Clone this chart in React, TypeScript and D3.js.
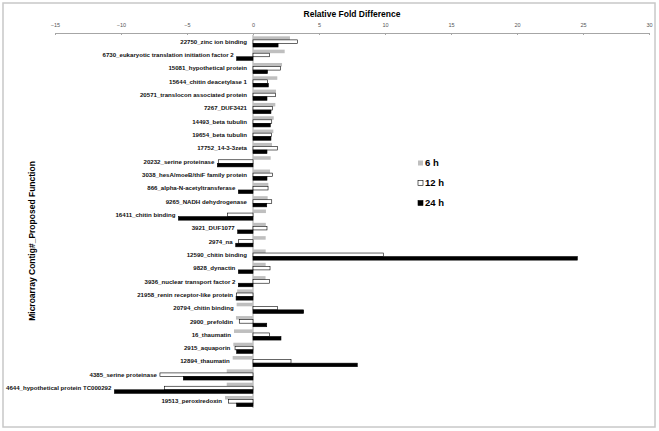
import React, { useEffect, useRef } from "react";
import * as d3 from "d3";

const categories = [
  "22750_zinc ion binding",
  "6730_eukaryotic translation initiation factor 2",
  "15081_hypothetical protein",
  "15644_chitin deacetylase 1",
  "20571_translocon associated protein",
  "7267_DUF3421",
  "14493_beta tubulin",
  "19654_beta tubulin",
  "17752_14-3-3zeta",
  "20232_serine proteinase",
  "3038_hesA/moeB/thiF family protein",
  "866_alpha-N-acetyltransferase",
  "9265_NADH dehydrogenase",
  "16411_chitin binding",
  "3921_DUF1077",
  "2974_na",
  "12590_chitin binding",
  "9828_dynactin",
  "3936_nuclear transport factor 2",
  "21958_renin receptor-like protein",
  "20794_chitin binding",
  "2900_prefoldin",
  "16_thaumatin",
  "2915_aquaporin",
  "12894_thaumatin",
  "4385_serine proteinase",
  "4644_hypothetical protein TC000292",
  "19513_peroxiredoxin",
];

const h6 = [2.8, 2.4, 2.2, 1.84, 1.74, 1.69, 1.57, 1.54, 1.44, 1.34, 1.29, 1.16, 1.11, 0.98, 0.97, 0.96, 0.96, 0.96, 0.95, -1.2, -1.24, -1.29, -1.44, -1.49, -1.54, -1.99, -1.99, -2.12];
const h12 = [3.36, 1.24, 2.07, 1.1, 1.69, 1.49, 1.42, 1.39, 1.84, -2.63, 1.49, 1.14, 1.42, -1.92, 1.06, -1.11, 9.87, 1.29, 1.24, -1.24, 1.87, -1.04, 1.24, -1.36, 2.88, -7.05, -6.72, -1.87];
const h24 = [1.9, -1.24, 1.1, 1.16, 1.06, 1.36, 1.31, 1.36, 1.06, -2.7, 1.06, -1.11, 1.04, -5.65, -1.16, -1.31, 24.57, -1.11, -1.11, -1.28, 3.84, 1.04, 2.12, -1.24, 7.9, -5.28, -10.5, -1.24];

const seriesNames = ["6 h", "12 h", "24 h"];
const xTicks = [-15, -10, -5, 0, 5, 10, 15, 20, 25, 30];

const fills = ["#bfbfbf", "#ffffff", "#000000"];
const strokes = ["none", "#000000", "#000000"];
const font = "Arial, 'Liberation Sans', sans-serif";

const App = () => {
  const ref = useRef<SVGSVGElement | null>(null);
  const width = 659,
    height = 431;

  useEffect(() => {
    const svg = d3.select(ref.current);
    svg.selectAll("*").remove();

    // frame
    svg
      .append("rect")
      .attr("x", 3)
      .attr("y", 3)
      .attr("width", 652)
      .attr("height", 424)
      .attr("fill", "#fff")
      .attr("stroke", "#c8c8c8")
      .attr("stroke-width", 1.5);

    const x = d3.scaleLinear().domain([-15, 30]).range([55, 649]);
    const y = d3.scaleBand().domain(categories).range([35, 408]).paddingInner(0.2).paddingOuter(0.1);
    const ySub = d3.scaleBand().domain(seriesNames).range([0, y.bandwidth()]);

    // top axis
    const axis = svg
      .append("g")
      .attr("transform", "translate(0,33)")
      .call(d3.axisTop(x).tickValues(xTicks).tickSize(-2).tickPadding(6));
    axis.select(".domain").attr("stroke", "#a6a6a6");
    axis.selectAll(".tick line").attr("stroke", "#a6a6a6");
    axis
      .selectAll(".tick text")
      .attr("fill", "#555")
      .style("font-family", font)
      .style("font-size", "5.5px");

    svg
      .append("text")
      .attr("x", (x(-15) + x(30)) / 2)
      .attr("y", 16.5)
      .attr("text-anchor", "middle")
      .style("font-family", font)
      .style("font-size", "8.5px")
      .style("font-weight", "bold")
      .text("Relative Fold Difference");

    svg
      .append("text")
      .attr("transform", "translate(35,241) rotate(-90)")
      .attr("text-anchor", "middle")
      .style("font-family", font)
      .style("font-size", "8.5px")
      .style("font-weight", "bold")
      .text("Microarray Contig#_Proposed Function");

    // zero line
    svg
      .append("line")
      .attr("x1", x(0))
      .attr("x2", x(0))
      .attr("y1", 35)
      .attr("y2", 408)
      .attr("stroke", "#a6a6a6");

    const series = [h6, h12, h24];
    const rows = svg
      .selectAll("g.row")
      .data(categories)
      .enter()
      .append("g")
      .attr("class", "row")
      .attr("transform", (d) => `translate(0,${y(d)})`);

    seriesNames.forEach((name, si) => {
      rows
        .append("rect")
        .attr("x", (d, i) => x(Math.min(0, series[si][i])))
        .attr("y", ySub(name)!)
        .attr("width", (d, i) => Math.abs(x(series[si][i]) - x(0)))
        .attr("height", ySub.bandwidth())
        .attr("fill", fills[si])
        .attr("stroke", strokes[si])
        .attr("stroke-width", 0.6);
    });

    rows
      .append("text")
      .attr("x", (d, i) => {
        const lo = Math.min(0, h6[i], h12[i], h24[i]);
        return x(lo) - (lo < 0 ? 3 : 6);
      })
      .attr("y", y.bandwidth() / 2)
      .attr("dy", "0.35em")
      .attr("text-anchor", "end")
      .style("font-family", font)
      .style("font-size", "6.1px")
      .style("font-weight", "bold")
      .attr("fill", "#111")
      .text((d) => d);

    // legend
    const legend = svg
      .selectAll("g.legend")
      .data(seriesNames)
      .enter()
      .append("g")
      .attr("class", "legend")
      .attr("transform", (d, i) => `translate(418,${163 + i * 20})`);
    legend
      .append("rect")
      .attr("x", 0)
      .attr("y", -2.5)
      .attr("width", 5)
      .attr("height", 5)
      .attr("fill", (d, i) => fills[i])
      .attr("stroke", (d, i) => strokes[i])
      .attr("stroke-width", 0.6);
    legend
      .append("text")
      .attr("x", 7)
      .attr("dy", "0.35em")
      .style("font-family", font)
      .style("font-size", "9.5px")
      .style("font-weight", "bold")
      .text((d) => d);
  }, []);

  return (
    <svg
      ref={ref}
      width={width}
      height={height}
      style={{ position: "absolute", left: 0, top: 0, background: "#fff" }}
    ></svg>
  );
};

export default App;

Aim of the task ::
Say the number of lines in the listing that hold "React", with no added words.

Result of the task ::
2